▶ _Given exercise_: Give every line back verbatim, dropping all images.

============================================================

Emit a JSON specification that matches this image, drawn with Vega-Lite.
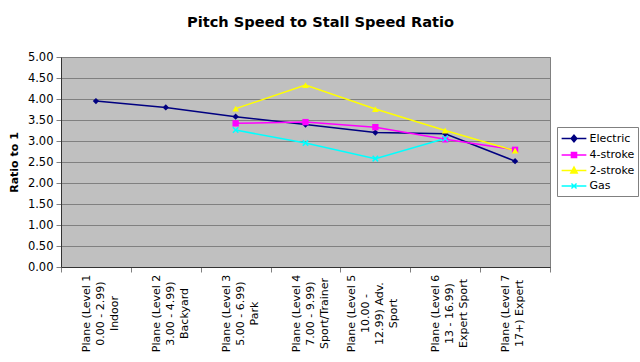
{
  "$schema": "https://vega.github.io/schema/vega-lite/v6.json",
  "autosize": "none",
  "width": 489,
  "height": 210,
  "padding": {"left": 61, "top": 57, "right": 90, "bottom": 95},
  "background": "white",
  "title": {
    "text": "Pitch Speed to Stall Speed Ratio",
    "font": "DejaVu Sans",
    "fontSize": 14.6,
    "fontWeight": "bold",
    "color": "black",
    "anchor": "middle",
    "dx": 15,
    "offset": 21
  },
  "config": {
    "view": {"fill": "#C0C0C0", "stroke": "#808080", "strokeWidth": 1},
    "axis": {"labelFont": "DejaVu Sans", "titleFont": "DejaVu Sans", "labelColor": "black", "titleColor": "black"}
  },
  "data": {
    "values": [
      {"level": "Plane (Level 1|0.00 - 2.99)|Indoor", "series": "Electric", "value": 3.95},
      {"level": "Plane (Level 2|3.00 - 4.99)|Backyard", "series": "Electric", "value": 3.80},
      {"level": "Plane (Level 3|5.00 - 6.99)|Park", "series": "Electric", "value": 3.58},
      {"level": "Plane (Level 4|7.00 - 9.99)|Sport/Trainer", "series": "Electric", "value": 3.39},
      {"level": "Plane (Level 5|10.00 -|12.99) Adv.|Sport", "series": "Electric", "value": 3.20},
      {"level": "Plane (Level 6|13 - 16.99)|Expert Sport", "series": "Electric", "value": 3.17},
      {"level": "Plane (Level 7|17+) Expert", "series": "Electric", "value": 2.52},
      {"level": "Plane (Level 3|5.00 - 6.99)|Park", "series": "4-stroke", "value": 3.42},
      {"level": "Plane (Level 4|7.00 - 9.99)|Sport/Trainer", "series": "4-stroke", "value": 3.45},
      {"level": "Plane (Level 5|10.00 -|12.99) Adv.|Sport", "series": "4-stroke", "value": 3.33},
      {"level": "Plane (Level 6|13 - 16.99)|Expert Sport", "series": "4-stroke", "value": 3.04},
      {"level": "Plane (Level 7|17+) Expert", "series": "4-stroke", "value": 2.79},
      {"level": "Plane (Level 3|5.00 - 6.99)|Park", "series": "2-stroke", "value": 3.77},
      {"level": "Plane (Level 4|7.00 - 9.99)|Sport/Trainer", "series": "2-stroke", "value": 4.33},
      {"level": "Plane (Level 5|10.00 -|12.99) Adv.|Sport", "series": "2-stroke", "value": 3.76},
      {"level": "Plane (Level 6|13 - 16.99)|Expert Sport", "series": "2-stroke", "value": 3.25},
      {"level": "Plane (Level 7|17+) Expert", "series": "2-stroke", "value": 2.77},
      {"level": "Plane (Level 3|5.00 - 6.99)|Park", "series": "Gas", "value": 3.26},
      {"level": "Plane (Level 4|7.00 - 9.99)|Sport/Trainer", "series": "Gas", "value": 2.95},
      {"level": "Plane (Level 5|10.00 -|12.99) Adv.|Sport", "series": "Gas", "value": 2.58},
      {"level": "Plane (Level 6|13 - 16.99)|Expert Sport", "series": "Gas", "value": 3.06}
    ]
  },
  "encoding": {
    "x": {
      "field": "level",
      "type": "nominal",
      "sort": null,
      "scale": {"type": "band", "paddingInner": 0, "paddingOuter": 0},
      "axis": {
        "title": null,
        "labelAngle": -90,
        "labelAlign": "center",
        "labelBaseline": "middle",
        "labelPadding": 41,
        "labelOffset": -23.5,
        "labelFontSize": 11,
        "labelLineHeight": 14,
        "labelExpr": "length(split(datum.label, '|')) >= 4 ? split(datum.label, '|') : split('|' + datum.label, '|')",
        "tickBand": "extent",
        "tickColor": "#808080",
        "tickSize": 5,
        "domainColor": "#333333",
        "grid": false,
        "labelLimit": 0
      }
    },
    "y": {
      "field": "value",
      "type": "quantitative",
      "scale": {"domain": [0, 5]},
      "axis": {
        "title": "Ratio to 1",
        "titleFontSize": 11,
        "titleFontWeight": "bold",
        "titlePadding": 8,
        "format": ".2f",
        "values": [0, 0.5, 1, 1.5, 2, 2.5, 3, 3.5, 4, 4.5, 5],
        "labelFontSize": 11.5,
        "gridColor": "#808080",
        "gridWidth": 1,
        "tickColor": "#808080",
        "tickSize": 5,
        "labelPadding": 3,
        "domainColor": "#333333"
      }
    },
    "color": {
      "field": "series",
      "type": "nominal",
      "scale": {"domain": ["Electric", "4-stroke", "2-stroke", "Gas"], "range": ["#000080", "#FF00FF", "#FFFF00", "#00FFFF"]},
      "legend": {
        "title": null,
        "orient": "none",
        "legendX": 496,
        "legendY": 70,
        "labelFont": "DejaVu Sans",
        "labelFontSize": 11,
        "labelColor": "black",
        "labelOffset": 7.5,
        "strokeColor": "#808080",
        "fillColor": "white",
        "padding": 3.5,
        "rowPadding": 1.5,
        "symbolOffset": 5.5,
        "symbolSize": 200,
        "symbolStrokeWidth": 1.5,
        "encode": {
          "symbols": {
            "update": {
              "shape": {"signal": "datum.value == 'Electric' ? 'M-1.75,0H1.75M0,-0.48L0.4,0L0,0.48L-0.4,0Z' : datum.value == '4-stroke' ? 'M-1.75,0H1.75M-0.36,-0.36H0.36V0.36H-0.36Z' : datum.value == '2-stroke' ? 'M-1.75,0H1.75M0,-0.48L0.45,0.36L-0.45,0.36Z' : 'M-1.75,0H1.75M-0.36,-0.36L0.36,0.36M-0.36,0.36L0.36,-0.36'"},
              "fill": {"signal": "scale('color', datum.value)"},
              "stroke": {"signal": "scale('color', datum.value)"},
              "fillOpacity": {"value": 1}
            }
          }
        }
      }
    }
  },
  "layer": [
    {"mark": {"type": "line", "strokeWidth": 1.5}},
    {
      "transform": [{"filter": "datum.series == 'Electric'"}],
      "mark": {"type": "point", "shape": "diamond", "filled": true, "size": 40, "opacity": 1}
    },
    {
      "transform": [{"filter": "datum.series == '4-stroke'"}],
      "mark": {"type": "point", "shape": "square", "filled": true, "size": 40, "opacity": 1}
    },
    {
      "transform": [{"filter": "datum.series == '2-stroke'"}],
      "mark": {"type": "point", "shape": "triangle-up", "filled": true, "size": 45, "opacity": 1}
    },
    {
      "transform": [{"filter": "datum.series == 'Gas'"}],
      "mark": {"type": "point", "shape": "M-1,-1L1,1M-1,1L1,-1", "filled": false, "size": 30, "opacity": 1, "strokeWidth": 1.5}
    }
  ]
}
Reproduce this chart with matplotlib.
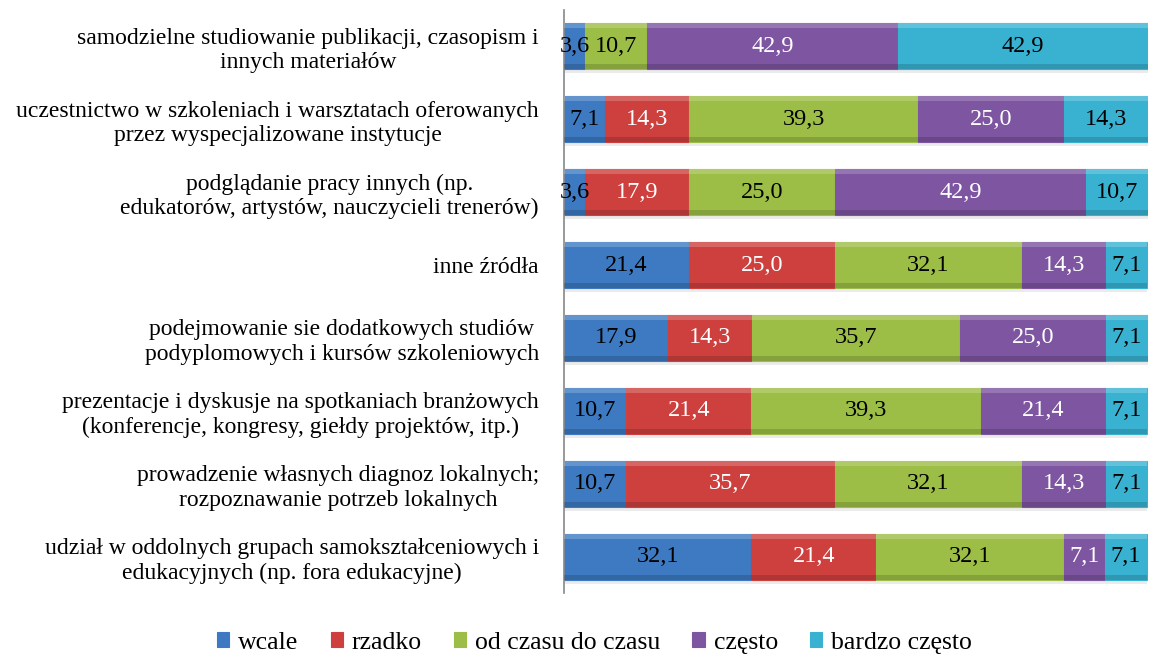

============================================================

▶ _Solution to this problem_:
Emit a JSON specification that matches this image, drawn with Vega-Lite.
{
  "$schema": "https://vega.github.io/schema/vega-lite/v6.json",
  "autosize": "none",
  "width": 489,
  "height": 210,
  "padding": {"left": 61, "top": 57, "right": 90, "bottom": 95},
  "background": "white",
  "title": {
    "text": "Pitch Speed to Stall Speed Ratio",
    "font": "DejaVu Sans",
    "fontSize": 14.6,
    "fontWeight": "bold",
    "color": "black",
    "anchor": "middle",
    "dx": 15,
    "offset": 21
  },
  "config": {
    "view": {"fill": "#C0C0C0", "stroke": "#808080", "strokeWidth": 1},
    "axis": {"labelFont": "DejaVu Sans", "titleFont": "DejaVu Sans", "labelColor": "black", "titleColor": "black"}
  },
  "data": {
    "values": [
      {"level": "Plane (Level 1|0.00 - 2.99)|Indoor", "series": "Electric", "value": 3.95},
      {"level": "Plane (Level 2|3.00 - 4.99)|Backyard", "series": "Electric", "value": 3.80},
      {"level": "Plane (Level 3|5.00 - 6.99)|Park", "series": "Electric", "value": 3.58},
      {"level": "Plane (Level 4|7.00 - 9.99)|Sport/Trainer", "series": "Electric", "value": 3.39},
      {"level": "Plane (Level 5|10.00 -|12.99) Adv.|Sport", "series": "Electric", "value": 3.20},
      {"level": "Plane (Level 6|13 - 16.99)|Expert Sport", "series": "Electric", "value": 3.17},
      {"level": "Plane (Level 7|17+) Expert", "series": "Electric", "value": 2.52},
      {"level": "Plane (Level 3|5.00 - 6.99)|Park", "series": "4-stroke", "value": 3.42},
      {"level": "Plane (Level 4|7.00 - 9.99)|Sport/Trainer", "series": "4-stroke", "value": 3.45},
      {"level": "Plane (Level 5|10.00 -|12.99) Adv.|Sport", "series": "4-stroke", "value": 3.33},
      {"level": "Plane (Level 6|13 - 16.99)|Expert Sport", "series": "4-stroke", "value": 3.04},
      {"level": "Plane (Level 7|17+) Expert", "series": "4-stroke", "value": 2.79},
      {"level": "Plane (Level 3|5.00 - 6.99)|Park", "series": "2-stroke", "value": 3.77},
      {"level": "Plane (Level 4|7.00 - 9.99)|Sport/Trainer", "series": "2-stroke", "value": 4.33},
      {"level": "Plane (Level 5|10.00 -|12.99) Adv.|Sport", "series": "2-stroke", "value": 3.76},
      {"level": "Plane (Level 6|13 - 16.99)|Expert Sport", "series": "2-stroke", "value": 3.25},
      {"level": "Plane (Level 7|17+) Expert", "series": "2-stroke", "value": 2.77},
      {"level": "Plane (Level 3|5.00 - 6.99)|Park", "series": "Gas", "value": 3.26},
      {"level": "Plane (Level 4|7.00 - 9.99)|Sport/Trainer", "series": "Gas", "value": 2.95},
      {"level": "Plane (Level 5|10.00 -|12.99) Adv.|Sport", "series": "Gas", "value": 2.58},
      {"level": "Plane (Level 6|13 - 16.99)|Expert Sport", "series": "Gas", "value": 3.06}
    ]
  },
  "encoding": {
    "x": {
      "field": "level",
      "type": "nominal",
      "sort": null,
      "scale": {"type": "band", "paddingInner": 0, "paddingOuter": 0},
      "axis": {
        "title": null,
        "labelAngle": -90,
        "labelAlign": "center",
        "labelBaseline": "middle",
        "labelPadding": 41,
        "labelOffset": -23.5,
        "labelFontSize": 11,
        "labelLineHeight": 14,
        "labelExpr": "length(split(datum.label, '|')) >= 4 ? split(datum.label, '|') : split('|' + datum.label, '|')",
        "tickBand": "extent",
        "tickColor": "#808080",
        "tickSize": 5,
        "domainColor": "#333333",
        "grid": false,
        "labelLimit": 0
      }
    },
    "y": {
      "field": "value",
      "type": "quantitative",
      "scale": {"domain": [0, 5]},
      "axis": {
        "title": "Ratio to 1",
        "titleFontSize": 11,
        "titleFontWeight": "bold",
        "titlePadding": 8,
        "format": ".2f",
        "values": [0, 0.5, 1, 1.5, 2, 2.5, 3, 3.5, 4, 4.5, 5],
        "labelFontSize": 11.5,
        "gridColor": "#808080",
        "gridWidth": 1,
        "tickColor": "#808080",
        "tickSize": 5,
        "labelPadding": 3,
        "domainColor": "#333333"
      }
    },
    "color": {
      "field": "series",
      "type": "nominal",
      "scale": {"domain": ["Electric", "4-stroke", "2-stroke", "Gas"], "range": ["#000080", "#FF00FF", "#FFFF00", "#00FFFF"]},
      "legend": {
        "title": null,
        "orient": "none",
        "legendX": 496,
        "legendY": 70,
        "labelFont": "DejaVu Sans",
        "labelFontSize": 11,
        "labelColor": "black",
        "labelOffset": 7.5,
        "strokeColor": "#808080",
        "fillColor": "white",
        "padding": 3.5,
        "rowPadding": 1.5,
        "symbolOffset": 5.5,
        "symbolSize": 200,
        "symbolStrokeWidth": 1.5,
        "encode": {
          "symbols": {
            "update": {
              "shape": {"signal": "datum.value == 'Electric' ? 'M-1.75,0H1.75M0,-0.48L0.4,0L0,0.48L-0.4,0Z' : datum.value == '4-stroke' ? 'M-1.75,0H1.75M-0.36,-0.36H0.36V0.36H-0.36Z' : datum.value == '2-stroke' ? 'M-1.75,0H1.75M0,-0.48L0.45,0.36L-0.45,0.36Z' : 'M-1.75,0H1.75M-0.36,-0.36L0.36,0.36M-0.36,0.36L0.36,-0.36'"},
              "fill": {"signal": "scale('color', datum.value)"},
              "stroke": {"signal": "scale('color', datum.value)"},
              "fillOpacity": {"value": 1}
            }
          }
        }
      }
    }
  },
  "layer": [
    {"mark": {"type": "line", "strokeWidth": 1.5}},
    {
      "transform": [{"filter": "datum.series == 'Electric'"}],
      "mark": {"type": "point", "shape": "diamond", "filled": true, "size": 40, "opacity": 1}
    },
    {
      "transform": [{"filter": "datum.series == '4-stroke'"}],
      "mark": {"type": "point", "shape": "square", "filled": true, "size": 40, "opacity": 1}
    },
    {
      "transform": [{"filter": "datum.series == '2-stroke'"}],
      "mark": {"type": "point", "shape": "triangle-up", "filled": true, "size": 45, "opacity": 1}
    },
    {
      "transform": [{"filter": "datum.series == 'Gas'"}],
      "mark": {"type": "point", "shape": "M-1,-1L1,1M-1,1L1,-1", "filled": false, "size": 30, "opacity": 1, "strokeWidth": 1.5}
    }
  ]
}
Reproduce this chart with matplotlib.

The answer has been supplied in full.